Removing Daylily Seed Pods
Part of caring for daylilies is removing daylily seeds. This is done when the seed pods are fully developed, ripe and plump. This is when the seed case starts to split and the seedpod has gone from green to brown. The daylily seeds are ripe only when you can see the seeds are jet black and not cream or brown. This is when you can start harvesting daylily seeds to store them for future sowing.
Harvesting Daylily Seeds
Open the seedpod when it starts to crack open, this should only be done on a bright sunny day when there has been no rain. Gently pick and squeeze out the black seeds to store them before the birds eat the seeds. Normally there will be from 1 to 20 seeds in the three part seed capsule, this depending on the size of the seed pod and the size of the flower.
Do not store the seeds in plastic bags otherwise, they will sweat and go mouldy.
Use a brown paper bag or a paper envelope to store your seeds.
Storing Daylily Seeds
Make sure your seeds are completely dry before you store them.

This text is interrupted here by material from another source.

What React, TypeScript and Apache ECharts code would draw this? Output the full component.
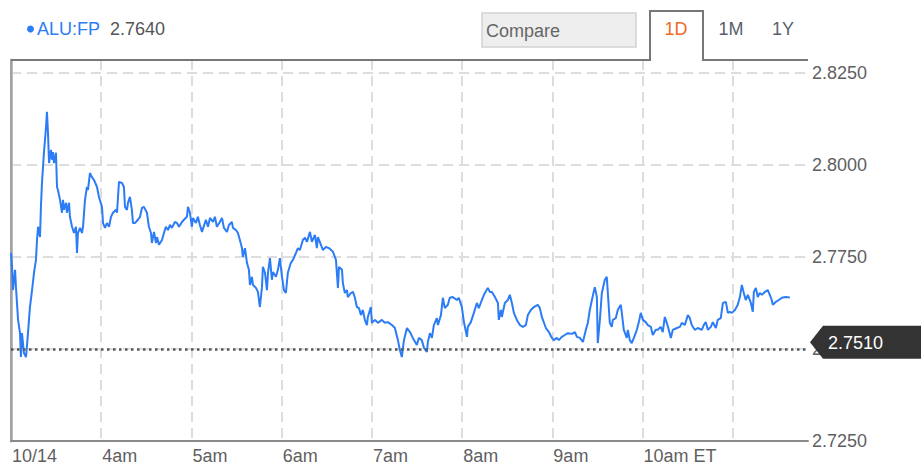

You may have to spread the seeds out on brown paper, newspaper or paper towel, this may take up to a week to dry them correctly. Otherwise, just put the seeds straight into their envelopes ready for storage. Label the seed packets appropriately and leave the envelopes open for seeds to air dry properly if needed. After this seal the seed packages for storage.
Daylily seeds are best stored for future sowing in the crisper at low temperatures in the refrigerator, to keep the seeds fresh but do not allow the seeds to freeze.